# Work instructions:
Please transcribe the listing below in full and word for word, without its pictures.

# Dataset extract:
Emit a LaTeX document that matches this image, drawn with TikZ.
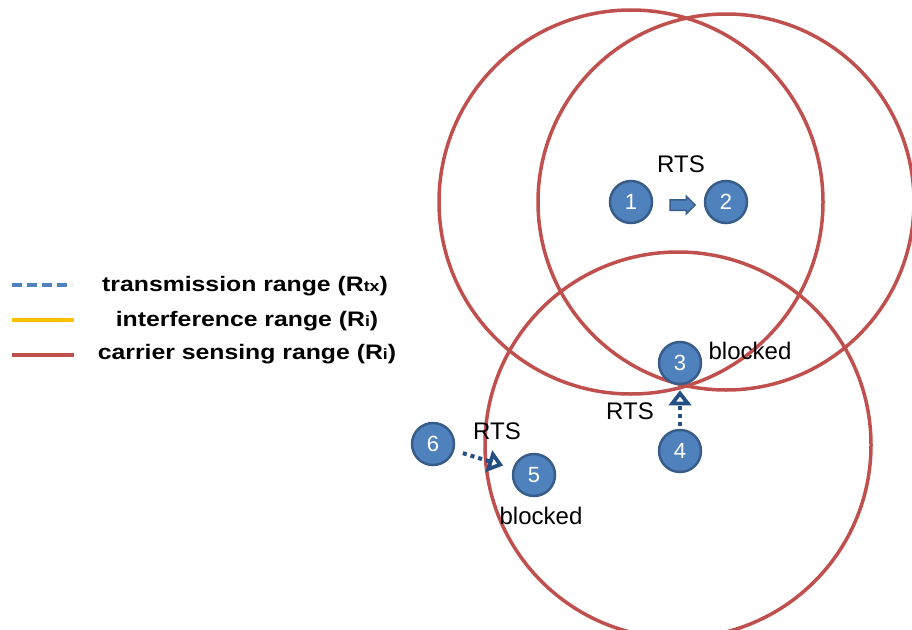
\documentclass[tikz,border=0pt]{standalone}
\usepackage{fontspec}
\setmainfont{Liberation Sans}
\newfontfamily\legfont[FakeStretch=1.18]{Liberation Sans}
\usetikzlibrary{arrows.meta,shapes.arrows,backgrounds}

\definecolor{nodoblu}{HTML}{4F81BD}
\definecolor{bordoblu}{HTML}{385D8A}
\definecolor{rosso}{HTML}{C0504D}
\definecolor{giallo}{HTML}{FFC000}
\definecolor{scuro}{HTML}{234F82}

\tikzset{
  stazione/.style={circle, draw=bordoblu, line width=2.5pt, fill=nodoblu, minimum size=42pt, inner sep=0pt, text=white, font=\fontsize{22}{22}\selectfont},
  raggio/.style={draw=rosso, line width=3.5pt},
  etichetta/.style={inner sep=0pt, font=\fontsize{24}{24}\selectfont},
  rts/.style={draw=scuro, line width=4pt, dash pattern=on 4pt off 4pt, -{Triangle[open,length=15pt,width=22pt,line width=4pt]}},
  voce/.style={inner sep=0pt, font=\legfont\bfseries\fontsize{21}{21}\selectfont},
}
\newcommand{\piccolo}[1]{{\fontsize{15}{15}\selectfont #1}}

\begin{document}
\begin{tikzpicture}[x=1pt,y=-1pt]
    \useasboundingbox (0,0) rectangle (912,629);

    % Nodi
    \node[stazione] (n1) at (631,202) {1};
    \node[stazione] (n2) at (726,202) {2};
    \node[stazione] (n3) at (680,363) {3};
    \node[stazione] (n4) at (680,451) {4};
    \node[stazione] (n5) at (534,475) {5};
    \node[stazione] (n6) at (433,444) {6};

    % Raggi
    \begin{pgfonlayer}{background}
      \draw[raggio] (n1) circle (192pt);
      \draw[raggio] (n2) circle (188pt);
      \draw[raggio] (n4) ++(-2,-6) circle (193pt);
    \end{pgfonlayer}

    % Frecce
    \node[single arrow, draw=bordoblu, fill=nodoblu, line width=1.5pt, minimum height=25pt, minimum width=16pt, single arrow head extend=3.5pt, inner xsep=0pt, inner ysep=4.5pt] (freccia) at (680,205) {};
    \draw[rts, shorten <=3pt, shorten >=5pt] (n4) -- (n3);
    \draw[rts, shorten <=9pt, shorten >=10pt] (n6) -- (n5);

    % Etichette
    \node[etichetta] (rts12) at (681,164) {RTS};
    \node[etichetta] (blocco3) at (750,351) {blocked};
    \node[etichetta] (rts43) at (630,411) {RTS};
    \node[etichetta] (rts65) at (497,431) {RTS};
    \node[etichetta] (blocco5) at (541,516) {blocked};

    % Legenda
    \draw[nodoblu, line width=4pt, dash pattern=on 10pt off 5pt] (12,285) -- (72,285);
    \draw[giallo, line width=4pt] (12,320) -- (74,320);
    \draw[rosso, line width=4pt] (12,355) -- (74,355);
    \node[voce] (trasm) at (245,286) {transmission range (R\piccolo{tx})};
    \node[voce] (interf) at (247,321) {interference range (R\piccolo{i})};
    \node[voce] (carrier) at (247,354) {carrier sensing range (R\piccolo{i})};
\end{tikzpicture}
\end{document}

# Problem solution:
Emit a LaTeX document that matches this image, drawn with TikZ.
\documentclass[tikz,border=0pt]{standalone}
\usepackage{fontspec}
\setmainfont{Liberation Sans}
\newfontfamily\legfont[FakeStretch=1.18]{Liberation Sans}
\usetikzlibrary{arrows.meta,shapes.arrows,backgrounds}

\definecolor{nodoblu}{HTML}{4F81BD}
\definecolor{bordoblu}{HTML}{385D8A}
\definecolor{rosso}{HTML}{C0504D}
\definecolor{giallo}{HTML}{FFC000}
\definecolor{scuro}{HTML}{234F82}

\tikzset{
  stazione/.style={circle, draw=bordoblu, line width=2.5pt, fill=nodoblu, minimum size=42pt, inner sep=0pt, text=white, font=\fontsize{22}{22}\selectfont},
  raggio/.style={draw=rosso, line width=3.5pt},
  etichetta/.style={inner sep=0pt, font=\fontsize{24}{24}\selectfont},
  rts/.style={draw=scuro, line width=4pt, dash pattern=on 4pt off 4pt, -{Triangle[open,length=15pt,width=22pt,line width=4pt]}},
  voce/.style={inner sep=0pt, font=\legfont\bfseries\fontsize{21}{21}\selectfont},
}
\newcommand{\piccolo}[1]{{\fontsize{15}{15}\selectfont #1}}

\begin{document}
\begin{tikzpicture}[x=1pt,y=-1pt]
    \useasboundingbox (0,0) rectangle (912,629);

    % Nodi
    \node[stazione] (n1) at (631,202) {1};
    \node[stazione] (n2) at (726,202) {2};
    \node[stazione] (n3) at (680,363) {3};
    \node[stazione] (n4) at (680,451) {4};
    \node[stazione] (n5) at (534,475) {5};
    \node[stazione] (n6) at (433,444) {6};

    % Raggi
    \begin{pgfonlayer}{background}
      \draw[raggio] (n1) circle (192pt);
      \draw[raggio] (n2) circle (188pt);
      \draw[raggio] (n4) ++(-2,-6) circle (193pt);
    \end{pgfonlayer}

    % Frecce
    \node[single arrow, draw=bordoblu, fill=nodoblu, line width=1.5pt, minimum height=25pt, minimum width=16pt, single arrow head extend=3.5pt, inner xsep=0pt, inner ysep=4.5pt] (freccia) at (680,205) {};
    \draw[rts, shorten <=3pt, shorten >=5pt] (n4) -- (n3);
    \draw[rts, shorten <=9pt, shorten >=10pt] (n6) -- (n5);

    % Etichette
    \node[etichetta] (rts12) at (681,164) {RTS};
    \node[etichetta] (blocco3) at (750,351) {blocked};
    \node[etichetta] (rts43) at (630,411) {RTS};
    \node[etichetta] (rts65) at (497,431) {RTS};
    \node[etichetta] (blocco5) at (541,516) {blocked};

    % Legenda
    \draw[nodoblu, line width=4pt, dash pattern=on 10pt off 5pt] (12,285) -- (72,285);
    \draw[giallo, line width=4pt] (12,320) -- (74,320);
    \draw[rosso, line width=4pt] (12,355) -- (74,355);
    \node[voce] (trasm) at (245,286) {transmission range (R\piccolo{tx})};
    \node[voce] (interf) at (247,321) {interference range (R\piccolo{i})};
    \node[voce] (carrier) at (247,354) {carrier sensing range (R\piccolo{i})};
\end{tikzpicture}
\end{document}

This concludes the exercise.